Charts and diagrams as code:
■ ■ ■ ■ ■

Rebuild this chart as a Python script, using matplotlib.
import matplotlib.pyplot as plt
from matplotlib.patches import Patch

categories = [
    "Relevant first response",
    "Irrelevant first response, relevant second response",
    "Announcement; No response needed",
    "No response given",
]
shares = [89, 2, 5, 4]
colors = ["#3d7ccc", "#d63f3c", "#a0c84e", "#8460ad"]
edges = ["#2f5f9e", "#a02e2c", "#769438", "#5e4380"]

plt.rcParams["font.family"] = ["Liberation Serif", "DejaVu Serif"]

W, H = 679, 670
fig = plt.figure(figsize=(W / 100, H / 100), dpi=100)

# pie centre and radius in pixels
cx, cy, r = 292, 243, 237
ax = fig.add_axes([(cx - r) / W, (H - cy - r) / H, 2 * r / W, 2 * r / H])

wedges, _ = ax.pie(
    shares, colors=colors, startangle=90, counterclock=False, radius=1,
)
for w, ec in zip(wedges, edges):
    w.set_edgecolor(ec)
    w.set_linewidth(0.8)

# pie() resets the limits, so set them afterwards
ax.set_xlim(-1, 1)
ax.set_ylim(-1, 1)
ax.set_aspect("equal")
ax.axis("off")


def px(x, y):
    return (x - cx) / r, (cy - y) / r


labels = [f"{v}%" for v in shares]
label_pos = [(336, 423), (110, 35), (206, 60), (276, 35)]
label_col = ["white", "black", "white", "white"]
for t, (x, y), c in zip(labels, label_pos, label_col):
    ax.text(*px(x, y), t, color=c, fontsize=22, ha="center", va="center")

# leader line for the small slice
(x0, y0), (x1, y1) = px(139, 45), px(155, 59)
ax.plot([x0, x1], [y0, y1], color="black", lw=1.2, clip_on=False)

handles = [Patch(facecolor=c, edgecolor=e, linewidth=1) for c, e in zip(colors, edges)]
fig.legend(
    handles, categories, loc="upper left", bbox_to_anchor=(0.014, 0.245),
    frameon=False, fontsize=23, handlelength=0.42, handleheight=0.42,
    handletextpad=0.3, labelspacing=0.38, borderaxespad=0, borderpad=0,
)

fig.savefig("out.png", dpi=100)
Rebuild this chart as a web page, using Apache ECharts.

■ ■ ■ ■ ■

** The request **
Quote the material exactly, leaving nothing out.

** Task output **
Rebuild this chart as a Python script, using matplotlib.
import matplotlib.pyplot as plt
from matplotlib.patches import Patch

categories = [
    "Relevant first response",
    "Irrelevant first response, relevant second response",
    "Announcement; No response needed",
    "No response given",
]
shares = [89, 2, 5, 4]
colors = ["#3d7ccc", "#d63f3c", "#a0c84e", "#8460ad"]
edges = ["#2f5f9e", "#a02e2c", "#769438", "#5e4380"]

plt.rcParams["font.family"] = ["Liberation Serif", "DejaVu Serif"]

W, H = 679, 670
fig = plt.figure(figsize=(W / 100, H / 100), dpi=100)

# pie centre and radius in pixels
cx, cy, r = 292, 243, 237
ax = fig.add_axes([(cx - r) / W, (H - cy - r) / H, 2 * r / W, 2 * r / H])

wedges, _ = ax.pie(
    shares, colors=colors, startangle=90, counterclock=False, radius=1,
)
for w, ec in zip(wedges, edges):
    w.set_edgecolor(ec)
    w.set_linewidth(0.8)

# pie() resets the limits, so set them afterwards
ax.set_xlim(-1, 1)
ax.set_ylim(-1, 1)
ax.set_aspect("equal")
ax.axis("off")


def px(x, y):
    return (x - cx) / r, (cy - y) / r


labels = [f"{v}%" for v in shares]
label_pos = [(336, 423), (110, 35), (206, 60), (276, 35)]
label_col = ["white", "black", "white", "white"]
for t, (x, y), c in zip(labels, label_pos, label_col):
    ax.text(*px(x, y), t, color=c, fontsize=22, ha="center", va="center")

# leader line for the small slice
(x0, y0), (x1, y1) = px(139, 45), px(155, 59)
ax.plot([x0, x1], [y0, y1], color="black", lw=1.2, clip_on=False)

handles = [Patch(facecolor=c, edgecolor=e, linewidth=1) for c, e in zip(colors, edges)]
fig.legend(
    handles, categories, loc="upper left", bbox_to_anchor=(0.014, 0.245),
    frameon=False, fontsize=23, handlelength=0.42, handleheight=0.42,
    handletextpad=0.3, labelspacing=0.38, borderaxespad=0, borderpad=0,
)

fig.savefig("out.png", dpi=100)
Rebuild this chart as a web page, using Apache ECharts.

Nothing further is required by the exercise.